The threat landscape is evolving rapidly, the number of devices connected to a business network is exploding, more employees work on their own devices, and a greater number of people are working remotely. Plus, connected devices are all different types. If your wireless is unsecured, you could end up with devices you don’t know at all connected to your network. Yet it’s difficult to manually monitor every single configuration for security.
Push notifications advising us to update software come in fast and furious, but we’re busy. We have other things on our mind, we don’t get around to it right away, or, having clicked “never show again” on that popup, we forget the notification altogether. No action is taken.
At least no action on the business side. Out in cyberspace, bad actors actively seek out unattended or unpatched vulnerabilities.
What You Can Do About It
Think of the risk this way: you wouldn’t install a steel door and assign guards at both the front and back entrances, then leave a side window open.
Of course, an open window is something you can detect with the naked eye, but misconfigurations are more difficult to detect. A vulnerability scan helps detect insecurities in your systems and software. Sometimes a file share is configured incorrectly: you think the connection shares to one person, but instead it’s 100% open to the public.
An automated scan proactively identifies network, application, and security vulnerabilities. This process aims to find any points of entry. A scan also predicts the effectiveness of any countermeasures you may have in place.
The scan detects and classifies system weaknesses in networks, communications equipment, and computers. It then compares details about those vulnerabilities with a database of known exploits. This includes known flaws, coding bugs, packet construction anomalies, default configurations, and more.

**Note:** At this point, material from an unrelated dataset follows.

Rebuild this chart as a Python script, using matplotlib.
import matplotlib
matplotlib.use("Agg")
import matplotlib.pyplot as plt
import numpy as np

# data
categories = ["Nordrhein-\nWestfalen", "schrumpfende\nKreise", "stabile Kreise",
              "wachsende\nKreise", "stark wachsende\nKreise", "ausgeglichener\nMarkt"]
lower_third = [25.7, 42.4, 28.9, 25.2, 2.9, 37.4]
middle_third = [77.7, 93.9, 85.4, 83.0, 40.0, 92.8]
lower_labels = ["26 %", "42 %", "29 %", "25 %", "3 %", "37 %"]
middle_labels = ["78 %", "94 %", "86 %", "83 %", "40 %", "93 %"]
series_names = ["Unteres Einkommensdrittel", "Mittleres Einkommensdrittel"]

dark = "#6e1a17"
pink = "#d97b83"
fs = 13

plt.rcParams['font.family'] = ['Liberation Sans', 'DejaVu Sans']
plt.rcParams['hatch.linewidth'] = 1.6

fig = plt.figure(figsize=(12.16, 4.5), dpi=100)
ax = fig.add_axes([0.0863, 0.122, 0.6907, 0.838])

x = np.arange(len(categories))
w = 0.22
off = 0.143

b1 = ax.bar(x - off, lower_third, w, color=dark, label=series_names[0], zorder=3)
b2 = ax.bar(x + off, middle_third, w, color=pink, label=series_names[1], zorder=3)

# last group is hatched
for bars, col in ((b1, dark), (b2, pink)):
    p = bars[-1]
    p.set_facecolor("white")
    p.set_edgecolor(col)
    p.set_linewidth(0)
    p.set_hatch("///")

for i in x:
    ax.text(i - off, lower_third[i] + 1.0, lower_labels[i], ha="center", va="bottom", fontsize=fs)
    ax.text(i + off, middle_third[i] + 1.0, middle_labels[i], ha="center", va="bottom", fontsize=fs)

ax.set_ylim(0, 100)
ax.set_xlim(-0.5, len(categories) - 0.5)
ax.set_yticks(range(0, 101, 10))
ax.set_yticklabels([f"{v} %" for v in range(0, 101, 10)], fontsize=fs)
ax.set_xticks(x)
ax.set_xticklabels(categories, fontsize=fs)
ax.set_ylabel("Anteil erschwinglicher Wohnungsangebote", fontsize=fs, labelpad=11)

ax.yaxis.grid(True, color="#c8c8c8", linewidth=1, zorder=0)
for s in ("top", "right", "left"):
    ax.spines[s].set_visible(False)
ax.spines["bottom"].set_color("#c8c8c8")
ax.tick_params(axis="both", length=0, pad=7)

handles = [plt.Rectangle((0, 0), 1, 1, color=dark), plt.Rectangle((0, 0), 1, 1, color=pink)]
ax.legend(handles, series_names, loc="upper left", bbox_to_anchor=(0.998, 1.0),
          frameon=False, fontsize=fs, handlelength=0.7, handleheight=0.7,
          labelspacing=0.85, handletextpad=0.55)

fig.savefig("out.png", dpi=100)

A thorough managed service provider takes several scanning approaches. To scan your external exposure, they’ll look at all applications, ports, websites, services, networks, and systems facing the internet. An internal scan identifies system and application security holes that cybercriminals might exploit once they get in. Environmental scanning considers any IoT devices, websites, cloud-based services, and mobile devices.
Securing your business assets is critical. Identify the system security holes with vulnerability scanning before the bad guys find them.